New TB Treatment Options on Horizon

MedpageToday

WASHINGTON -- After nearly 50 years, the drug development pipeline for new tuberculosis (TB) treatments is finally opening up again, according to infectious disease specialists.

The first drug to treat tuberculosis was developed in 1943, and for 20 years, only a handful of others were developed. Streptomycin was the last drug to be approved for treatment of the disease, and that was in 1963.

About 8.8 million people become infected with TB each year, and 1.4 million die from it, mostly in developing countries. And drug resistance has become an increasing problem -- in large part because between 20% and 30% of people who start the long, complex treatment course stop before it's complete.

But, although the National Institutes of Health (NIH) budget has been flat since 2008, funding within the agency for TB research has increased, Anthony Fauci, MD, director of the National Institute of Allergy and Infectious Diseases, told reporters at a Monday afternoon briefing on the state of TB research.

"For the first time in a very long time, the TB pipeline is showing significant progress," Janet Woodcock, MD, director of the FDA's Center for Drug Evaluation and Research (CDER), said at the briefing, which was sponsored by the TB Alliance.

Eradicating TB will rely on having novel therapies, not just the same drugs and diagnostics that have been around since the early 1900s, said Robert Clay, MD, deputy assistant administrator for the Global Health Bureau of USAID.

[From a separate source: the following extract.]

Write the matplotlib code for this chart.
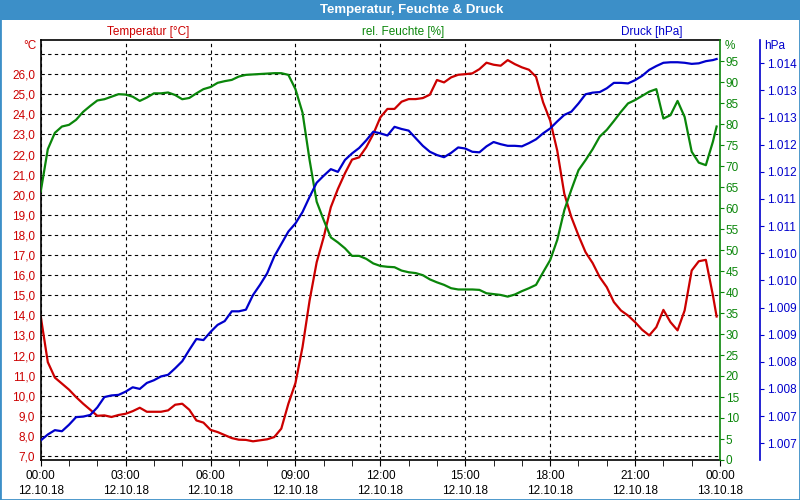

One trial seen as having potential is currently enrolling patients for its stage IIb phase. The trial is testing three drugs -- novel agents PA-824 and pyrazinamide, as well as the commonly-used drug moxifloxacin. It is taking place in Africa and South America among a mixed group of 250 TB patients, some of whom are drug-resistant, some of whom are drug-sensitive, and some of whom are neither.

The trial is being funded by the TB Alliance, Bayer, Novartis, and USAID, and draws on early research funded by the NIH, the TB Alliance, and the Bill and Melinda Gates Foundation, said Mel Spigelman, MD, president and CEO of the TB Alliance.

If the data pans out, the treatment regimen for TB could be reduced to a four-month, once-daily oral regimen and costs of treatment cut by 90%, he said.

Other ongoing trials also aim to cut treatment time down to as low as two months, but it would be a major advance in the field if a TB therapy were developed that cuts down treatment time to seven to 10 days, said Spigelman.

Fauci went further, saying he's hopeful there will be a vaccine for TB in the next decade. But, he noted, it's difficult to encourage companies to invest in TB because it's not a research area that is viewed as holding the potential for a blockbuster drug.

"Within the drug development world, TB is not cancer, diabetes, or heart disease," Fauci said.

"A lot of what we're doing is relying on a 19th century tool: the microscope," the USAID's Clay said. "Unless we have some new tools, we're not going to reach our goal of having a TB-free world in 2030."

One such tool was hailed as a major advance in the TB field with the publication in 2010 of results from a trial that found a two-hour molecular diagnostic test had high sensitivity in detecting tuberculosis.

The automated test represented a significant advance over the gold-standard culture methods for diagnosing active TB, which usually takes weeks.